Many of the practical exercises begin at the “airport,” where air traffic is always grounded. Permanently stuck on the tarmac is Air Force One-Half, a mock-up of the front half of the presidential plane, including the presidential seal and gangway. Next to it in similar unflyable condition is Marine One-Half, the center’s version of the president’s Marine One helicopter.
At the protective operations driving course, the regular students get about twenty-four hours of training in driving techniques. If they are assigned to drive in a detail, they receive an additional forty hours of training.
The giant parking lot is like a driver obstacle course from TV commercials or reality shows. Here they use Chargers—high-powered, high-energy vehicles—to speed out of the kill zone. As a countermeasure, they learn to do the J-turn, making a perfect one-hundred-eighty-degree turn at high speed by going into reverse, jerking the wheel to right or left, and shifting into drive.
Trainees learn to negotiate serpentine courses, weaving around road objects and crashing through barriers, roadblocks, and other cars. If a protectee’s car is disabled, they learn to push it through turns and obstacles with their own vehicle. When backing up their vehicle, to give them more control, agents are trained not to turn around to look out the rear window but to use their side-view mirrors.
Besides physical training, agents get eight to twelve hours of swimming instruction, including escaping from a submerged helicopter. For this, the training center uses the dunker, which is meant to simulate what would happen if a helicopter went down and an agent—strapped into his seat—was on it.

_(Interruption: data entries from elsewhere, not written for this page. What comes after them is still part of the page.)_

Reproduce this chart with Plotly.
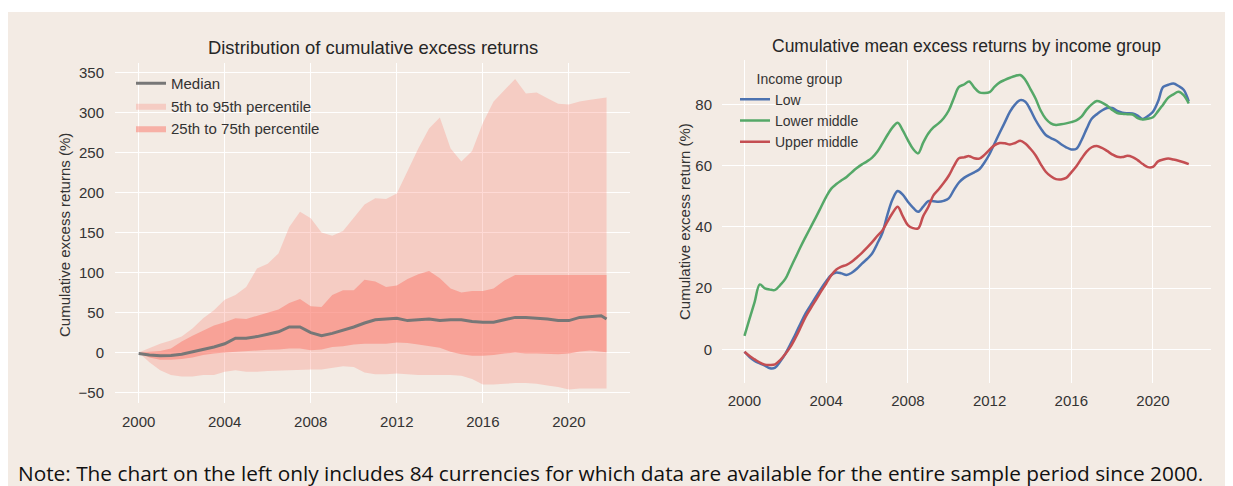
import numpy as np
import plotly.graph_objects as go

# The page adds an 8px body margin, so the figure is sized/positioned to land on the 1233x486 frame.
OFF = 8
WF, HF = 1233 - OFF, 486 - OFF


def px(x):
    return (x - OFF) / WF


def py(y):
    return 1 - (y - OFF) / HF


# ---------------- Left chart data (half-year steps) ----------------
years_left = [2000.0, 2000.5, 2001.0, 2001.5, 2002.0, 2002.5, 2003.0, 2003.5, 2004.0, 2004.5,
              2005.0, 2005.5, 2006.0, 2006.5, 2007.0, 2007.5, 2008.0, 2008.5, 2009.0, 2009.5,
              2010.0, 2010.5, 2011.0, 2011.5, 2012.0, 2012.5, 2013.0, 2013.5, 2014.0, 2014.5,
              2015.0, 2015.5, 2016.0, 2016.5, 2017.0, 2017.5, 2018.0, 2018.5, 2019.0, 2019.5,
              2020.0, 2020.5, 2021.0, 2021.5, 2021.75]
p95 = [0, 6, 11, 15, 20, 30, 43, 53, 66, 72,
       82, 105, 111, 124, 157, 176, 168, 150, 146, 152,
       168, 185, 193, 192, 199, 228, 255, 280, 294, 255,
       239, 252, 287, 314, 328, 342, 324, 325, 318, 311,
       310, 314, 316, 318, 319]
p5 = [0, -12, -22, -28, -30, -30, -28, -28, -24, -22,
      -24, -24, -23, -22.5, -22, -21, -21, -21, -19, -17,
      -18, -25, -27, -27, -26, -27, -28, -28, -28, -28,
      -29, -33, -40, -40, -39, -38, -38, -39, -41, -43,
      -46, -45, -45, -45, -45]
p75 = [0, 1, 2, 5, 14, 21, 28, 34, 38, 43,
       42, 46, 50, 54, 62, 67, 58, 57, 72, 78,
       78, 91, 89, 82, 84, 92, 98, 102, 93, 80,
       75, 77, 77, 80, 90, 97, 97, 97, 97, 97,
       97, 97, 97, 97, 97]
p25 = [0, -6, -9, -9, -8, -6, -3, -1, 0, 1,
       2, 3, 3.5, 4, 5, 5, 3, 4, 7, 8,
       10, 11, 11, 11, 12.5, 12, 10, 8, 6, 1,
       -2, -4, -4, -3, -1, 0, -1, -1, -1.5, -2,
       -1, 1.5, 2.5, 1, 0.4]
median = [-1, -3, -4, -3.5, -2, 1, 4, 7, 11, 18,
          18, 20, 23, 26, 32, 32, 25, 21, 24, 28,
          32, 37, 41, 42, 43, 40, 41, 42, 40, 41,
          41, 39, 38, 38, 41, 44, 44, 43, 42, 40,
          40, 44, 45, 46, 42]

# ---------------- Right chart data (quarterly) ----------------
years_right = list(np.arange(2000.0, 2021.76, 0.25))
low = [-0.8, -2.5, -3.8, -4.6, -5.3, -6.2, -6, -4, -1.5, 1.7, 5, 8.5, 11.8, 14.5, 17.2, 19.8,
       22.2, 24.3, 25.1, 24.8, 24.3, 25, 26.3, 28, 29.5, 31.3, 34.5, 38, 44, 49, 51.7, 50.5,
       48.2, 46.3, 44.9, 46.6, 48.4, 48.4, 48.2, 48.5, 49.3, 52, 54.5, 56, 57, 57.8, 58.8, 61,
       63.8, 67.3, 70.8, 74.2, 77.6, 80, 81.4, 80.9, 78.2, 74.9, 72.2, 70, 69, 68.2, 67, 66,
       65.3, 65.5, 68.3, 72, 75.3, 76.8, 78, 78.8, 78.8, 77.9, 77.3, 77.1, 77, 76.3, 75.2, 76.2,
       77.6, 81, 85.7, 86.4, 86.8, 86, 84.8, 81]
lower_middle = [4.4, 10, 15.5, 21.2, 19.9, 19.5, 19.4, 21, 23, 26.5, 30, 33.5, 36.8, 40, 43.2, 46.5,
                49.8, 52.5, 54, 55.2, 56.3, 57.8, 59.2, 60.4, 61.4, 62.6, 64.5, 67.2, 70, 72.5, 74, 71.5,
                68.3, 65.5, 64, 67.5, 70.5, 72.5, 73.8, 75.5, 78, 82, 85.7, 86.5, 87.5, 85.5, 83.9, 83.7,
                84, 85.8, 87.2, 88, 88.7, 89.3, 89.6, 88, 85, 81.9, 78, 75.3, 73.8, 73.3, 73.5, 73.8,
                74.2, 74.8, 76, 78.3, 80, 81.1, 80.6, 79.6, 78.2, 77.2, 76.9, 76.8, 76.7, 75.5, 75.1, 75.3,
                75.8, 77.8, 80, 82.2, 83.3, 84.1, 83, 80.3]
upper_middle = [-0.8, -2.2, -3.3, -4.3, -5, -5.1, -4.9, -3.5, -1.5, 0.8, 3.8, 7.2, 10.7, 13.5, 16.2, 18.9,
                21.5, 24.2, 26.1, 27, 27.6, 28.6, 30, 31.5, 33.2, 35, 37, 38.8, 41.7, 44.5, 46.6, 43.5,
                40.6, 39.6, 39.5, 43.5, 46.5, 50.3, 52.2, 54.3, 56.7, 59.8, 62.4, 62.7, 63.1, 62.4, 62.3, 63.5,
                65.2, 66.7, 67.4, 67.3, 66.9, 67.4, 68.1, 67.2, 65.5, 63.4, 60.5, 58, 56.5, 55.6, 55.5, 56,
                57.8, 59.8, 62.3, 64.6, 66, 66.4, 65.8, 64.8, 63.7, 62.9, 62.8, 63.2, 62.8, 61.8, 60.5, 59.5,
                59.6, 61.4, 62, 62.3, 62, 61.6, 61.1, 60.5]

x_ticks = [2000, 2004, 2008, 2012, 2016, 2020]
left_y_ticks = [-50, 0, 50, 100, 150, 200, 250, 300, 350]
right_y_ticks = [0, 20, 40, 60, 80]

BEIGE = "#f3ebe4"
TXT = "#333333"
FONT = "Liberation Sans, Arial, sans-serif"

fig = go.Figure()

# Left: outer band
fig.add_trace(go.Scatter(x=years_left, y=p5, mode="lines", line=dict(width=0, color="rgba(0,0,0,0)"),
                         showlegend=False, hoverinfo="skip", xaxis="x", yaxis="y"))
fig.add_trace(go.Scatter(x=years_left, y=p95, mode="lines", line=dict(width=0, color="rgba(250,128,114,0.29)"),
                         fill="tonexty", fillcolor="rgba(250,128,114,0.29)", name="5th to 95th percentile",
                         legend="legend", legendrank=2, xaxis="x", yaxis="y"))
# Left: inner band
fig.add_trace(go.Scatter(x=years_left, y=p25, mode="lines", line=dict(width=0, color="rgba(0,0,0,0)"),
                         showlegend=False, hoverinfo="skip", xaxis="x", yaxis="y"))
fig.add_trace(go.Scatter(x=years_left, y=p75, mode="lines", line=dict(width=0, color="rgba(250,128,114,0.55)"),
                         fill="tonexty", fillcolor="rgba(250,128,114,0.55)", name="25th to 75th percentile",
                         legend="legend", legendrank=3, xaxis="x", yaxis="y"))
fig.add_trace(go.Scatter(x=years_left, y=median, mode="lines", line=dict(width=3, color="#777777"),
                         name="Median", legend="legend", legendrank=1, xaxis="x", yaxis="y"))

# Right: lines
for name, vals, col in [("Low", low, "#4c72b0"), ("Lower middle", lower_middle, "#55a868"),
                        ("Upper middle", upper_middle, "#c44e52")]:
    fig.add_trace(go.Scatter(x=years_right, y=vals, mode="lines", line=dict(width=2.5, color=col, shape="spline"),
                             name=name, legend="legend2", xaxis="x2", yaxis="y2"))

axis_common = dict(showgrid=True, gridcolor="#ffffff", gridwidth=1.4, zeroline=False, showline=False,
                   ticks="outside", tickcolor="rgba(0,0,0,0)",
                   tickfont=dict(family=FONT, size=15, color=TXT))

fig.update_layout(
    width=WF, height=HF,
    margin=dict(l=0, r=0, t=0, b=0, autoexpand=False),
    paper_bgcolor="#ffffff", plot_bgcolor=BEIGE,
    font=dict(family=FONT, color=TXT),
    xaxis=dict(domain=[px(115), px(630)], range=[1998.9, 2022.84], tickvals=x_ticks, anchor="y",
               ticklen=5, **axis_common),
    yaxis=dict(domain=[py(403), py(63)], range=[-63, 362], tickvals=left_y_ticks, anchor="x",
               ticklen=7, **axis_common),
    xaxis2=dict(domain=[px(722), px(1211)], range=[1998.9, 2022.84], tickvals=x_ticks, anchor="y2",
                ticklen=4, **axis_common),
    yaxis2=dict(domain=[py(383), py(60)], range=[-11, 94.5], tickvals=right_y_ticks, anchor="x2",
                ticklen=6, **axis_common),
    legend=dict(x=px(131), y=py(67), xanchor="left", yanchor="top", bgcolor="rgba(0,0,0,0)",
                font=dict(family=FONT, size=15, color=TXT), traceorder="normal"),
    legend2=dict(x=px(735), y=py(65.5), xanchor="left", yanchor="top", bgcolor="rgba(0,0,0,0)",
                 font=dict(family=FONT, size=14, color=TXT),
                 title=dict(text="Income group", side="top center",
                            font=dict(family=FONT, size=14, color=TXT))),
    shapes=[dict(type="rect", xref="paper", yref="paper", x0=0, x1=1, y0=0, y1=py(12),
                 fillcolor=BEIGE, line=dict(width=0), layer="below")],
    annotations=[
        dict(text="Distribution of cumulative excess returns", x=px(372.5), y=py(47), xref="paper",
             yref="paper", showarrow=False, xanchor="center", yanchor="middle",
             font=dict(family=FONT, size=18.4, color="#262626")),
        dict(text="Cumulative mean excess returns by income group", x=px(967), y=py(46), xref="paper",
             yref="paper", showarrow=False, xanchor="center", yanchor="middle",
             font=dict(family=FONT, size=17.5, color="#262626")),
        dict(text="Cumulative excess returns (%)", x=px(64), y=py(235), xref="paper", yref="paper",
             showarrow=False, textangle=-90, xanchor="center", yanchor="middle",
             font=dict(family=FONT, size=15, color=TXT)),
        dict(text="Cumulative excess return (%)", x=px(684), y=py(222), xref="paper", yref="paper",
             showarrow=False, textangle=-90, xanchor="center", yanchor="middle",
             font=dict(family=FONT, size=15, color=TXT)),
        dict(text="Note: The chart on the left only includes 84 currencies for which data are available for the entire sample period since 2000.",
             x=px(16), y=py(473), xref="paper", yref="paper", showarrow=False, xanchor="left",
             yanchor="middle", font=dict(family="Open Sans, sans-serif", size=20.8, color="#111111")),
    ],
)

fig.write_html("out.html")
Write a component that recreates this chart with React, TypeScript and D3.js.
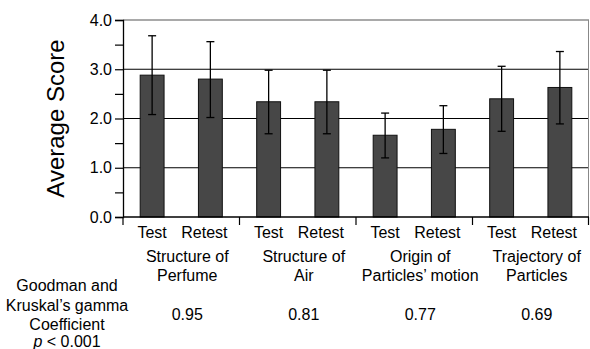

In fact, that happened back in May 1973, when Agent J. Clifford Dietrich died while on assignment with Nixon. Dietrich drowned when a U.S. Army helicopter crashed into the Atlantic Ocean about two hundred yards from Grand Cay Island in the Bahamas. The helicopter flipped upside down, and Dietrich was unable to extricate himself. The pilot and the other six agents with him survived.
At several indoor and outdoor firing ranges, trainees and Secret Service agents doing periodic requalification shoot handguns, shotguns, and automatic weapons. Out of view, from behind bulletproof glass, a voice issues commands over a PA. “Hot reload all the remaining slug rounds from the stock and one from your pocket…. Shooter will continue one line of rifle slug in four seconds….”
A barrage of bullets flies from six stations. As they are riddled with bullets, the targets spin in place.
“Everything we teach out here, we hope we never have to do,” Bobbie McDonald says.
If it comes down to taking a bullet, “You did something wrong,” says an agent. “And if that happens, I don’t think it’s something you’re going to think about before you do it. It’s just basically you’re going to try to get the man out of the way, and if you take some rounds, so be it. But the whole goal is for both of you to get out of there without a scratch.”
15
“I Forgot to Duck”
COMING BACK FROM the ranch one day, President Reagan chatted with his agents about how tough it was being president, always surrounded by security.
“I would love to be able to walk into a store like any person, just go down a magazine rack and browse through the magazines like I used to. Walk here, walk there,” Reagan said.
His agents suggested he go into a store spontaneously to lessen the risk. While he was in the store, they would block the entrance.
“Valentine’s Day was coming up, and he said he wanted to go to a card store in Washington and get a card for Nancy,” says former agent Dennis Chomicki. “So we pull up in a small motorcade, the president gets out of the car and goes into the store. He was just browsing around, having a great time.”
Meanwhile, a man was looking at cards.
“Reagan picks a card up, and he looks over to this guy and shows it to him and he says, ‘Hey do you think Nancy would like this?’” Chomicki says.
At first, the customer said, “Oh, yeah, your wife would like that.”
Then he looked up.
“Oh, my God, the president!” he said.
Not long after that, Reagan would be reminded of why presidents need protection. At two thirty-five P.M. on March 30, 1981, John W. Hinckley Jr., twenty-five, fired a .22 Röhm RG-14 revolver at Reagan as he left the Washington Hilton Hotel after giving a speech.
Members of the public had been allowed to greet Reagan as he left the hotel. Magnetometers were then used at stationary locations such as the White House but not when the president traveled outside the White House. As a result, no one had been screened. By inserting himself into that crowd, which included the press, Hinckley managed to get within twenty feet of the president.
Instinctively, Agent Timothy McCarthy hurled himself in front of Reagan and took a bullet in the right chest. It passed through his right lung and lacerated his liver. While Secret Service agents and Uniformed Division officers have been wounded or killed during protection duty, McCarthy is the only agent to have actually taken a bullet for the president by stepping into the line of fire. In a second and a half, Hinckley fired six rounds. Besides McCarthy, Metropolitan Police Officer Thomas Delahanty and Press Secretary Jim Brady were wounded. Brady suffered extensive brain damage.
Agent Dennis McCarthy—no relation to Timothy—would be the first to pounce on Hinckley. At first, McCarthy thought he was hearing firecrackers go off.
“After the second shot, I knew it was a gun,” McCarthy says. “At that point, I had a feeling of panic. I knew I had to stop it.”